The thing I think I'm avoiding is ultimately a pride issue...and while I'm so focused on not looking weird to others, I'm not focusing on serving others either...and it then becomes a whole cycle of selfishness that needs to stop.

Another interesting idea that's coming out of all that I'm pondering is that basically, I'm worried about appearing counter cultural which as Lohfink says in Jesus and Community is exactly what a Jesus follower's life should look like. I mean, we already homeschool, we eat differently than most people I know and we attend a church plant...what more would Holy Spirit want??

I know there's much more to say about all of this, but it would just be me rambling (what's new, right?). I really think what needs to be said will come from Holy Spirit and will be life-changing for me.


Now, if you can make any sense out of any of the above, you are one step ahead of me. I had numerous interruptions while posting, am pretty certain I have ADD and really just can't get my brain around what God is asking me to do. The best thing I probably could have posted would just be one little word...Pray!

Thursday, December 2, 2010

Losing Focus

I know I've been in a rut for a several weeks and I think I even know why. But what I've noticed is that I'm trying to get myself out of it. This is what I've always done...prayed harder, dug into Scripture more, and basically beaten myself up because I can't "feel" God anymore. I mean, He's always there right? So doesn't the saying go that if we can't feel Him, it's because we're the one that has moved?

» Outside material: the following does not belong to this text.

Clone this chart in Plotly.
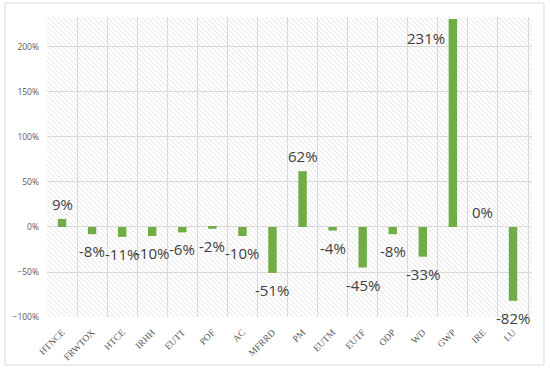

Problem is, I don't like beating myself up over this. And I don't think God wants me to either. One thing I think that is frustrating my Bible study efforts is that the anal person in me thinks I have to finish this study in John before I can move on to the next book to study. But, so what if all the chapters aren't given a title? Can't I come back to that later? Why not instead ask Holy Spirit to lead me into the next book He wants me to study and enjoy His leading instead of my own?

Second thing that I know is distracting me is my new lifestyle change to becoming a Vegan. If you didn't already know this (because I've been very quiet about it for fear of failing!), then SUPRISE! (I even started another blog too!) But looking for recipes, shopping more frequently for fresh fruits & veggies, baking from scratch & again, my compulsive, anal behavior that makes me obsess with graphs & charts of potential weight loss, pulls my time, focus & energy away from the best Weight Loss Counselor ever. I mean, isn't He the Creator of my body and therefore the best Guide as to what should go in it? And shouldn't I let Him be my Cheerleader for my success instead of needing to see it on a spreadsheet? Shouldn't I let Him tell me when & how much to exercise instead of some runner's website that doesn't know I have a family to care for & should be priority instead?

And the last thing, we're headed into winter (even though it's just started looking & feeling that way), my husband has been working so much that I'm feeling a little neglected & I feel like I have to go back to doing taxes this year even though it's the last thing in the world I want to do...all of this combines to make me a little depressed, ego-centric and thus, not so nice to be around. Okay, on these, I can pray to enjoy this season and the unique blessings it brings (slower pace, time with family, and especially enjoy Christmas), ask God to become even more the lover that I need to uplift & encourage me and really pray about the job for the tax season & accept His answer...not what I want or what someone else thinks I need to do.

So I'm going to stop beating myself up and for all of these weaknesses and distractions, just ask the Abba who delights in me to make me more aware of His workings in me and our family, help me delight in Him, family and friends and ultimately...stop focusing on myself...Him first, others second and the rest will fall into place.

I'm so thankful that His love doesn't depend on my performance!